China’s trademark registration system dates back to 1982, when it first adopted its modern trademark law. Unfortunately, some entities have abused the system by taking advantage of the weaknesses of the trademark registration system. Over the years, this has led to the serious problem of trademark squatting, and subsequently the presence of trademark trolls. On one hand, the Chinese Government celebrates the skyrocketing amount of trademark applications and registrations because such large numbers are considered to signify a high level of intellectual property (hereinafter referred to as “IP”) protection and economic prosperity. On the other hand, it is clear that this perspective does not make sense in view of the economic bubbles in the trademark applications. In fact, trademark squatting accounts for a non-negligible percentage of the statistics. For example, a Chinese trading company incorporated on 2 May 2018 filed 5,060 trademarks on 27 June and 5,753 trademarks on 27 July 2018. Here, it can see that trademark trolls behave like a business in the sense that they make important investments when it comes to trademark filing: 5,060 trademark filing represents an official tax of 222,047 USD and 5,753 filings for an official tax of 252,457 USD.

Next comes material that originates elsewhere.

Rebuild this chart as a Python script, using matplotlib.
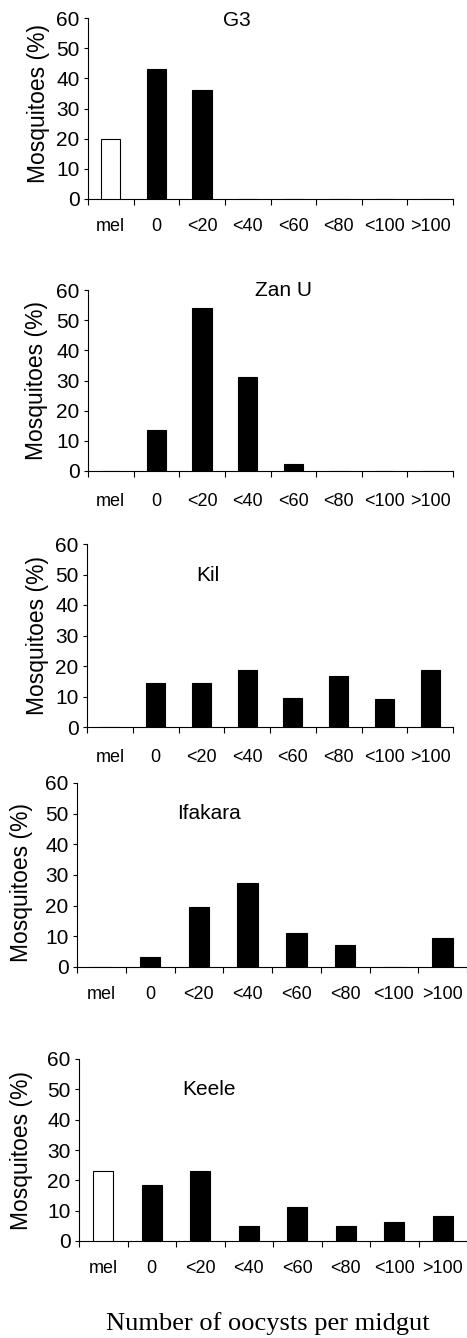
import matplotlib
matplotlib.use('Agg')
import matplotlib.pyplot as plt
import numpy as np

# oocyst count classes (mel = melanised)
categories = ['mel', '0', '<20', '<40', '<60', '<80', '<100', '>100']

# percent of mosquitoes per class
g3 = [20, 43, 36, 0, 0, 0, 0, 0]
zan_u = [0, 13.5, 54, 31.3, 2.2, 0, 0, 0]
kil = [0, 14.3, 14.3, 18.8, 9.6, 16.6, 9.2, 18.7]
ifakara = [0, 3.1, 19.5, 27.3, 11.1, 7.2, 0, 9.3]
keele = [23, 18.4, 23.1, 5.1, 11.3, 5.1, 6.1, 8.3]

strains = ['G3', 'Zan U', 'Kil', 'Ifakara', 'Keele']
series = [g3, zan_u, kil, ifakara, keele]

plt.rcParams['font.family'] = ['Liberation Sans', 'DejaVu Sans']

W, H = 467, 1338
fig = plt.figure(figsize=(W / 100, H / 100), dpi=100)

# panel boxes in pixels: left, top, right, bottom
boxes = [(88, 18, 453, 199),
         (88, 290, 453, 471),
         (87, 544, 453, 727),
         (77, 783, 467, 967),
         (79, 1059, 467, 1241)]
# where the strain name sits (category units, % units)
name_pos = [(2.77, 59.3), (3.78, 60), (2.15, 49.8), (2.2, 50.2), (2.19, 50.1)]
label_x = [-0.136, -0.140, -0.136, -0.142, -0.148]
label_y = [0.53, 0.5, 0.5, 0.46, 0.5]
xpad = [14, 15.5, 15.5, 14, 14]

x = np.arange(len(categories))

for i, (name, vals) in enumerate(zip(strains, series)):
    l, t, r, b = boxes[i]
    ax = fig.add_axes([l / W, 1 - b / H, (r - l) / W, (b - t) / H])

    colors = ['white'] + ['black'] * (len(categories) - 1)
    ax.bar(x, vals, width=0.42, color=colors, edgecolor='black', linewidth=0.8, zorder=3)

    ax.set_xlim(-0.5, len(categories) - 0.5)
    ax.set_ylim(0, 60)
    ax.set_yticks([0, 10, 20, 30, 40, 50, 60])

    ax.set_xticks(np.arange(len(categories) + 1) - 0.5)
    ax.set_xticklabels([])
    ax.set_xticks(x, minor=True)
    ax.set_xticklabels(categories, minor=True)
    ax.tick_params(axis='x', which='major', direction='out', length=4, width=0.8)
    ax.tick_params(axis='x', which='minor', length=0, pad=xpad[i], labelsize=13)
    ax.tick_params(axis='y', direction='out', length=3, width=0.8, pad=3, labelsize=15)

    for side in ['top', 'right']:
        ax.spines[side].set_visible(False)
    for side in ['left', 'bottom']:
        ax.spines[side].set_linewidth(0.8)

    ax.set_ylabel('Mosquitoes (%)', fontsize=16.5, va='center')
    ax.yaxis.set_label_coords(label_x[i], label_y[i])

    ax.text(name_pos[i][0], name_pos[i][1], name, ha='center', va='center', fontsize=15)

fig.text(268 / W, 1 - 1330 / H, 'Number of oocysts per midgut',
         family='Liberation Serif', fontsize=19, ha='center', va='baseline')

fig.savefig('out.png', dpi=100)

Trademark trolls in China function primarily in two ways. The first is by filing a lawsuit for trademark infringement requesting high damages. In a 2014 example, the Japanese clothing company Uniqlo was sued together with its distributors in more than 40 cases before courts of different regions by two related companies who possessed more than 2,600 registered trademarks. The complainants had registered a logo that Uniqlo had been using on tags. The second way for trademark trolls to function is to negotiate the granting of a license or assignment to use the mark they registered for a high price in the face of litigation threats or complaints involving administrative authorities or e-commerce platforms. Though damages cannot be obtained in these procedures since administrations or e-commerce platforms lack the competency to decide on damages, administrations can order the cessation of infringing activities and platforms can request the withdrawal of products or even close the online stores. Trademark troll operators use this as a tool to further their extortion. These are just two examples, but there are even more creative ways trademark trolls conduct transactions. In one Chinese province, a trademark squatter obtained the status of exclusive distributor for a famous foreign automobile company. As this automobile company could not settle the problem of the trademark squatting, the registered trademarks presented serious obstacles to the business of the company. Other examples concern companies listed as candidates in stock market. Such companies are frequently threatened by trademark infringement lawsuits since the existence of an IP infringement lawsuit would cause the candidate to become unqualified for listing. In such circumstances, the candidate company often pays a high amount of money in order to get rid of the lawsuit.

The current research has described trademark troll cases of recent years and analyzed the applicability of the theory on abuse of right in trademark troll cases and the theoretical possibility of limiting trademark rights with the condition of trademark use. However, deep analysis of the social, political and legal reasons of trademark troll in China is absent; how to use existing legal regimes to deter trademark troll remains an issue to be explored. For the second aspect, the very recent practice of Chinese courts has supplied rich and interesting materials for this research. In this article, we will analyze the social, political legal contexts that have boosted the growth of trademark trolls and then evaluate the different solutions to the trademark troll problem. With regard to social and legal contexts, we will examine the China specific factors that have appeared along with the constantly increasing level of trademark protection. Among the different solutions to the problem of trademark trolls, some are common to all trademark registration systems, such as opposition and invalidation procedures that permit the victim of trademark trolls to challenge the trademark right; and others that have been newly developed in China, such as rights based on prior trademark use or the qualification of trademark trolls as unfair competition or abuse of rights.